Yo después de leer esta “historia”, me acordé de aquella sesión musical que siendo niño, escuché delante de una casa de “mujeres malas”, en la Calle de Pedro IV. Volvíamos unos cuantos niños a la sede de una cofradía, acompañados por el Padre Da Silva y a medida que nos íbamos aproximando a la citada casa, se escuchaban, cada vez con más fuerza, unas canciones que ellas cantaban, acompañadas por el sonido de botellas golpeadas por las buenas “malas mujeres”. El Padre preguntó ¿quién toca y canta esa música? ; nadie le contestó, pero no hacía falta, porque al comprenderlo por sí mismo, sonrió.
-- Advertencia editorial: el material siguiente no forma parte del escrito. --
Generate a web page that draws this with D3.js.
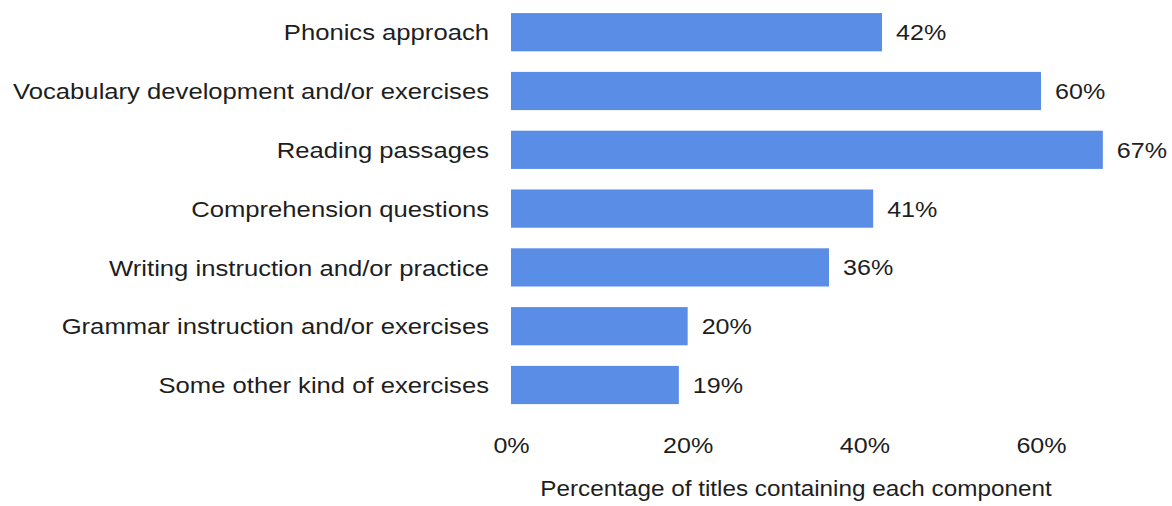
<!DOCTYPE html>
<html>
<head>
<meta charset="utf-8">
<script src="https://cdn.jsdelivr.net/npm/d3@7"></script>
<style>
  html, body { margin: 0; padding: 0; background: #fff; }
  svg { display: block; }
  text { font-family: "Liberation Sans", Arial, sans-serif; fill: #1e1e1e; }
</style>
</head>
<body>
<svg id="chart" width="1172" height="506"></svg>
<script>
// Components found in the titles and the share of titles with each one
const categories = [
  "Phonics approach",
  "Vocabulary development and/or exercises",
  "Reading passages",
  "Comprehension questions",
  "Writing instruction and/or practice",
  "Grammar instruction and/or exercises",
  "Some other kind of exercises"
];
const values = [42, 60, 67, 41, 36, 20, 19];
const tickValues = [0, 20, 40, 60];
const axisTitle = "Percentage of titles containing each component";

// the typeface is set slightly wide
const stretch = "scale(1.14,1)";

const svg = d3.select("#chart");
const margin = { left: 511, top: 13 };

const x = d3.scaleLinear().domain([0, 60]).range([margin.left, 1041]);
const y = d3.scaleBand()
  .domain(categories)
  .range([margin.top - 10.2, margin.top - 10.2 + 58.8 * categories.length])
  .paddingInner(0.35)
  .paddingOuter(0.175);

const rows = categories.map((c, i) => ({ c, v: values[i] }));

// bars
svg.append("g").selectAll("rect")
  .data(rows)
  .join("rect")
  .attr("x", x(0))
  .attr("y", d => y(d.c))
  .attr("width", d => x(d.v) - x(0))
  .attr("height", y.bandwidth())
  .attr("fill", "#5a8de6");

// value labels
svg.append("g").selectAll("text")
  .data(rows)
  .join("text")
  .attr("transform", d => `translate(${x(d.v) + 14},${y(d.c) + y.bandwidth() / 2}) ${stretch}`)
  .attr("dy", "0.36em")
  .attr("font-size", 22)
  .text(d => d.v + "%");

// category axis (no line, no ticks)
const yAxis = svg.append("g")
  .attr("transform", `translate(${x(0) - 22},0)`)
  .call(d3.axisLeft(y).tickSize(0).tickPadding(0));
yAxis.select(".domain").remove();
yAxis.selectAll("text")
  .attr("x", 0)
  .attr("transform", stretch)
  .attr("font-size", 22.5)
  .attr("font-family", "Liberation Sans, Arial, sans-serif")
  .attr("fill", "#1e1e1e")
  .attr("dy", "0.36em");

// percentage axis (no line, no ticks)
const xAxis = svg.append("g")
  .attr("transform", "translate(0,445)")
  .call(d3.axisBottom(x).tickValues(tickValues).tickFormat(d => d + "%").tickSize(0).tickPadding(0));
xAxis.select(".domain").remove();
xAxis.selectAll("text")
  .attr("y", 0)
  .attr("transform", stretch)
  .attr("font-size", 22)
  .attr("font-family", "Liberation Sans, Arial, sans-serif")
  .attr("fill", "#1e1e1e")
  .attr("dy", "0.36em");

svg.append("text")
  .attr("transform", `translate(796,488.5) ${stretch}`)
  .attr("dy", "0.36em")
  .attr("text-anchor", "middle")
  .attr("font-size", 21.3)
  .text(axisTitle);
</script>
</body>
</html>
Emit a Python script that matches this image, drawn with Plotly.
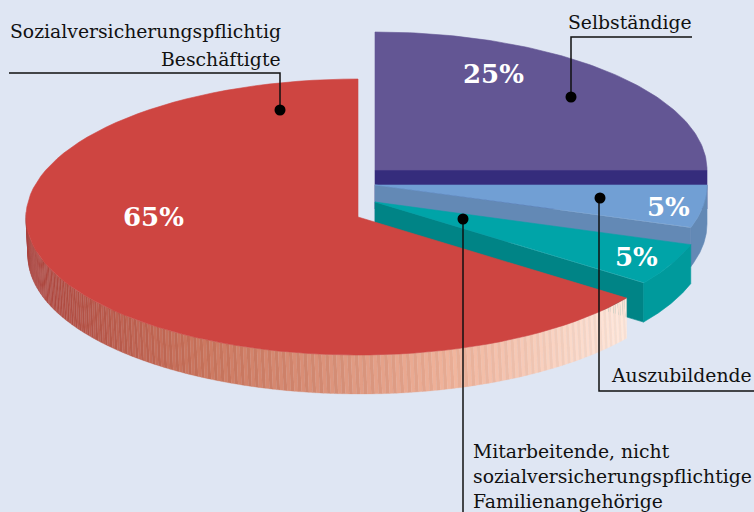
import math
import plotly.graph_objects as go

# ---- data (counter-clockwise from 12 o'clock) ----
categories = ["Sozialversicherungspflichtig Beschäftigte",
              "Mitarbeitende, nicht sozialversicherungspflichtige Familienangehörige",
              "Auszubildende", "Selbständige"]
shares = [65, 5, 5, 25]
share_labels = ["65%", "5%", "5%", "25%"]

# ---- projection / style ----
W, H = 754, 512
RX, RY, DEPTH = 332, 138, 39
CENTERS = [(358, 217), (375, 202), (375, 185), (375, 170)]
TOP = ["#ce4541", "#00a4a8", "#719fd4", "#635694"]
CUT = ["#ce4541", "#008486", "#6389b5", "#352c7c"]
OUTER = [None, "#009a9c", "#6389b5", "#352c7c"]
BG = "#dfe6f3"
SERIF = "DejaVu Serif"

angles = [90.0]
for s in shares:
    angles.append(angles[-1] + s / sum(shares) * 360)


def pt(c, deg, dz=0):
    t = math.radians(deg)
    return c[0] + RX * math.cos(t), c[1] - RY * math.sin(t) + dz


def arc(c, a0, a1, dz=0, n=90):
    return [pt(c, a0 + (a1 - a0) * i / n, dz) for i in range(n + 1)]


fig = go.Figure()


def poly(points, color, lw=0.6):
    xs = [p[0] for p in points] + [points[0][0]]
    ys = [p[1] for p in points] + [points[0][1]]
    fig.add_trace(go.Scatter(x=xs, y=ys, mode="lines", fill="toself", fillcolor=color,
                             line=dict(width=lw, color=color), hoverinfo="skip",
                             showlegend=False))


def slice_walls(i):
    c, a0, a1 = CENTERS[i], angles[i], angles[i + 1]
    p = pt(c, a0)
    poly([c, p, (p[0], p[1] + DEPTH), (c[0], c[1] + DEPTH)], CUT[i])
    low0, low1 = a0, min(a1, 360)
    poly(arc(c, low0, low1) + arc(c, low1, low0, DEPTH), OUTER[i])


def slice_top(i):
    c = CENTERS[i]
    poly([c] + arc(c, angles[i], angles[i + 1]), TOP[i])


# Selbständige: dark face along its lower edge, then top
c = CENTERS[3]
p = pt(c, 360)
poly([c, p, (p[0], p[1] + DEPTH), (c[0], c[1] + DEPTH)], CUT[3])
slice_top(3)

# Auszubildende, then the family workers
slice_walls(2)
slice_top(2)
slice_walls(1)
slice_top(1)

# Red wall: shaded strips with a fine hatch
stops = [(25, (168, 66, 60)), (200, (196, 112, 88)), (330, (212, 140, 116)),
         (450, (232, 172, 148)), (630, (248, 226, 214))]


def wall_color(x, odd):
    for (x0, c0), (x1, c1) in zip(stops, stops[1:]):
        if x <= x1:
            f = max(0.0, (x - x0) / (x1 - x0))
            col = [a + (b - a) * f for a, b in zip(c0, c1)]
            break
    else:
        col = list(stops[-1][1])
    if odd:
        col = [min(255, v + 9) for v in col]
    return "rgb(%d,%d,%d)" % tuple(col)


c = CENTERS[0]
a_start, a_end = 178.0, angles[1]
e = pt(c, a_end)
N = 230
for k in range(N):
    a = a_start + (a_end - a_start) * k / N
    b = a_start + (a_end - a_start) * (k + 1) / N
    x0, y0 = pt(c, a)
    x1, y1 = pt(c, b)
    poly([(x0, y0), (x1, y1), (min(x1 + 2, e[0]), y1 + DEPTH), (min(x0 + 2, e[0]), y0 + DEPTH)],
         wall_color((x0 + x1) / 2, k % 2 == 1), 0.3)
slice_top(0)

shapes = []
for path in ["M9,73 L280,73 L280,110", "M692,37 L571,37 L571,97",
             "M599,198 L599,391 L754,391", "M463,219 L463,512"]:
    shapes.append(dict(type="path", path=path, line=dict(color="#111111", width=1.5), layer="above"))
for x, y in [(280, 110), (571, 97), (600, 198), (463, 219)]:
    shapes.append(dict(type="circle", x0=x - 5.5, x1=x + 5.5, y0=y - 5.5, y1=y + 5.5,
                       fillcolor="black", line=dict(width=0), layer="above"))

notes = []


def text(s, x, y, anchor="left", size=18.8, color="#111111"):
    notes.append(dict(text=s, x=x, y=y, xref="x", yref="y", xanchor=anchor, yanchor="middle",
                      showarrow=False, borderpad=0, borderwidth=0,
                      font=dict(family=SERIF, size=size, color=color), align=anchor))


text("Sozialversicherungspflichtig", 281, 31, "right")
text("Beschäftigte", 281, 59, "right")
text("Selbständige", 692, 22, "right")
text("Auszubildende", 752, 375, "right")
text("Mitarbeitende, nicht", 473, 451)
text("sozialversicherungspflichtige", 473, 476)
text("Familienangehörige", 473, 501)
for s, (x, y) in zip(share_labels, [(153, 217), (636, 257), (668, 207), (493, 74)]):
    text("<b>%s</b>" % s, x, y, "center", 26, "white")

fig.update_layout(width=W, height=H, margin=dict(l=0, r=0, t=0, b=0), paper_bgcolor=BG,
                  plot_bgcolor=BG, showlegend=False, shapes=shapes, annotations=notes,
                  xaxis=dict(range=[0, W], visible=False, fixedrange=True),
                  yaxis=dict(range=[H, 0], visible=False, fixedrange=True))
fig.write_html("out.html", config=dict(displayModeBar=False),
               post_script="document.body.style.margin='0';"
                           "document.documentElement.style.overflow='hidden';")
La Calle Pedro IV, sale por el norte al convento románico-gótico de San Miguel, que fue fundado por Alfonso el Batallador, Rey de Navarra y Aragón, que conquistó a los árabes la ciudad de Tudela y murió después de ser herido en Fraga. La estatua de esta heroico Rey de Aragón y de Navarra, se alza en la salida de Huesca a Barbastro, debajo del Monasterio de Montearagón, que forma también parte de la Historia de Navarra.
Las monjas de este hermoso convento, me contaron que durante la Guerra Civil, las “malas mujeres”, cuando caían las bombas sobre su calle, recogían a los niños semiabandonados y los alimentaban. Ellas acudían al convento y delante del Cristo, depositaban flores y encendían velas.
El padre de Daniel decía que no creía en Dios, pero cuando se veía apurado a sí mismo o su hijo, le rezaba.